I grandi laghi del nord hanno una importanza strategica per garantire, nei periodi di siccità, livelli accettabili del fiume?
I laghi alpini sono regolati artificialmente nel deflusso delle acque e sono importanti per l’economia dei territori, quindi diminuire o aumentare i livelli dei bacini condiziona la fruizione dei litorali e delle aree balneabili.Tuttavia la legge Galli è chiara e ci dice quali sono le priorità dell’uso dell’acqua: dobbiamo cercare di fare prevalere quella che la norma indica, ovvero l’uso umano innanzitutto, quindi garantire la risorsa alla popolazione nella giusta quantità. Poi c’è l’uso agricolo, e anche qui dobbiamo fare uno sforzo importante per l’efficientamento, cosa che stiamo già facendo. Ma dobbiamo fare i conti anche con gli altri usi, come quello energetici: oggi i costi sono alti e anche chi produce energia subisce i danni di questa siccità.

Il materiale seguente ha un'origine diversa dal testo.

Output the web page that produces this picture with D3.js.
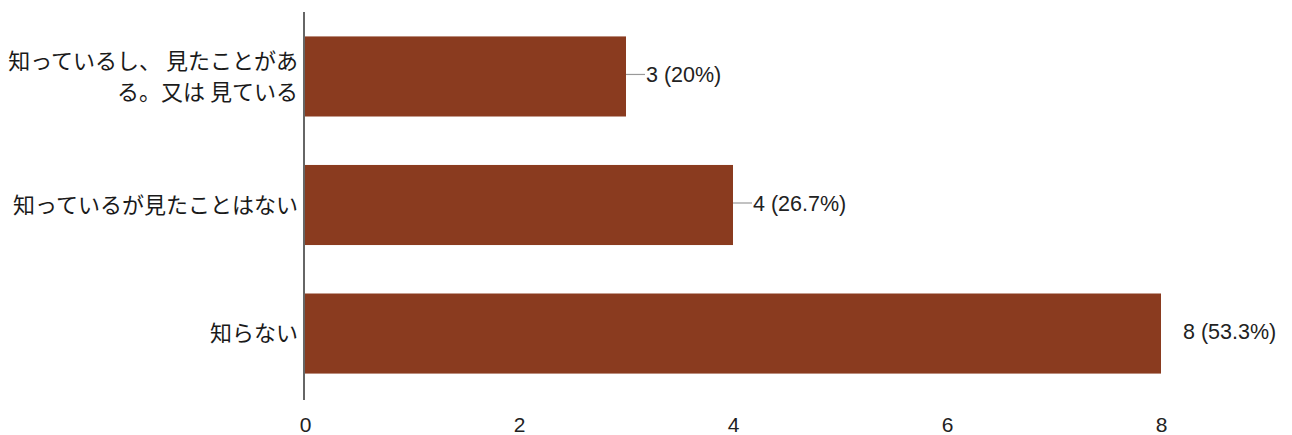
<!DOCTYPE html>
<html lang="ja">
<head>
<meta charset="UTF-8">
<title>認知度</title>
<script src="https://d3js.org/d3.v7.min.js"></script>
<style>
  body { margin: 0; background: #fff; font-family: Arial, "Liberation Sans", "Noto Sans CJK JP", sans-serif; }
  .cat { font-size: 22px; fill: #1a1a1a; font-family: "Noto Sans CJK JP", sans-serif; }
  .val { font-size: 21.5px; fill: #222; font-family: Arial, "Liberation Sans", sans-serif; }
  .tick text { font-size: 21px; fill: #222; }
</style>
</head>
<body>
<svg width="1292" height="435"></svg>
<script>
const categories = [["知っているし、 見たことがあ", "る。又は 見ている"], ["知っているが見たことはない"], ["知らない"]];
const counts = [3, 4, 8];
const valueLabels = ["3 (20%)", "4 (26.7%)", "8 (53.3%)"];
const xTicks = [0, 2, 4, 6, 8];

const svg = d3.select("svg");
const left = 305, right = 1161;

const x = d3.scaleLinear().domain([0, 8]).range([left, right]);
const y = d3.scaleBand()
    .domain(d3.range(counts.length))
    .range([12, 398])
    .paddingInner(0.377)
    .paddingOuter(0.19);

svg.selectAll(".bar")
    .data(counts)
    .enter()
    .append("rect")
    .attr("class", "bar")
    .attr("x", x(0))
    .attr("y", (d, i) => y(i))
    .attr("width", d => x(d) - x(0))
    .attr("height", y.bandwidth())
    .attr("fill", "#8a3b1f");

// leader lines + value labels
svg.selectAll(".lead")
    .data(counts.slice(0, 2))
    .enter()
    .append("line")
    .attr("x1", d => x(d))
    .attr("x2", d => x(d) + 19)
    .attr("y1", (d, i) => y(i) + y.bandwidth() / 2 - 2)
    .attr("y2", (d, i) => y(i) + y.bandwidth() / 2 - 2)
    .attr("stroke", "#999")
    .attr("stroke-width", 1.2);

svg.selectAll(".val")
    .data(counts)
    .enter()
    .append("text")
    .attr("class", "val")
    .attr("x", (d, i) => x(d) + (i < 2 ? 20 : 22))
    .attr("y", (d, i) => y(i) + y.bandwidth() / 2 - 2)
    .attr("dy", "0.35em")
    .text((d, i) => valueLabels[i]);

// category labels
const cat = svg.selectAll(".cat")
    .data(categories)
    .enter()
    .append("text")
    .attr("class", "cat")
    .attr("text-anchor", "end")
    .attr("x", 298);
cat.each(function(lines, i) {
    const t = d3.select(this);
    const cy = y(i) + y.bandwidth() / 2;
    const lh = 31;
    lines.forEach((ln, j) => {
        t.append("tspan")
            .attr("x", 298)
            .attr("y", cy + (j - (lines.length - 1) / 2) * lh)
            .attr("dy", "0.35em")
            .text(ln);
    });
});

// vertical axis line
svg.append("line")
    .attr("x1", left - 1).attr("x2", left - 1)
    .attr("y1", 12).attr("y2", 400)
    .attr("stroke", "#333").attr("stroke-width", 1.5);

// x axis labels
const xAxis = svg.append("g")
    .attr("transform", "translate(0,425)")
    .call(d3.axisBottom(x).tickValues(xTicks).tickSize(0).tickPadding(0));
xAxis.select(".domain").remove();
xAxis.selectAll("text").attr("dy", "0.35em").attr("font-family", "Arial, 'Liberation Sans', sans-serif");
</script>
</body>
</html>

Pensate alle centrali che per raffreddare gli impianti necessitano di acque del Po. Non dobbiamo dimenticarci che molti dei nostri territori dipendono anche da nazioni transfrontaliere, pensiamo alla Svizzera o alla Slovenia che con il fiume Isonzo interessa il bacino del nordest. Quindi anche il rapporto con altri stati europei deve essere franco, onesto, di condivisione d’intenti.
Le strutture esistenti sono sufficienti per affrontare il futuro?
Siamo tutti concordi nel dire che vogliamo infrastrutturare il Paese perché ormai la carenza idrica non è più un’emergenza, quindi occorrono scelte e decisioni che ci permettono di agire in fretta, ma nello stesso tempo che diano soluzioni di lungo periodo. In sostanza dobbiamo aumentare la quantità di acqua trattenuta e passare dall11% al 35 – 40% nei prossimi 10 anni realizzando un piano che prevede la realizzazione di laghetti e invasi capaci di contenere l’acqua piovana.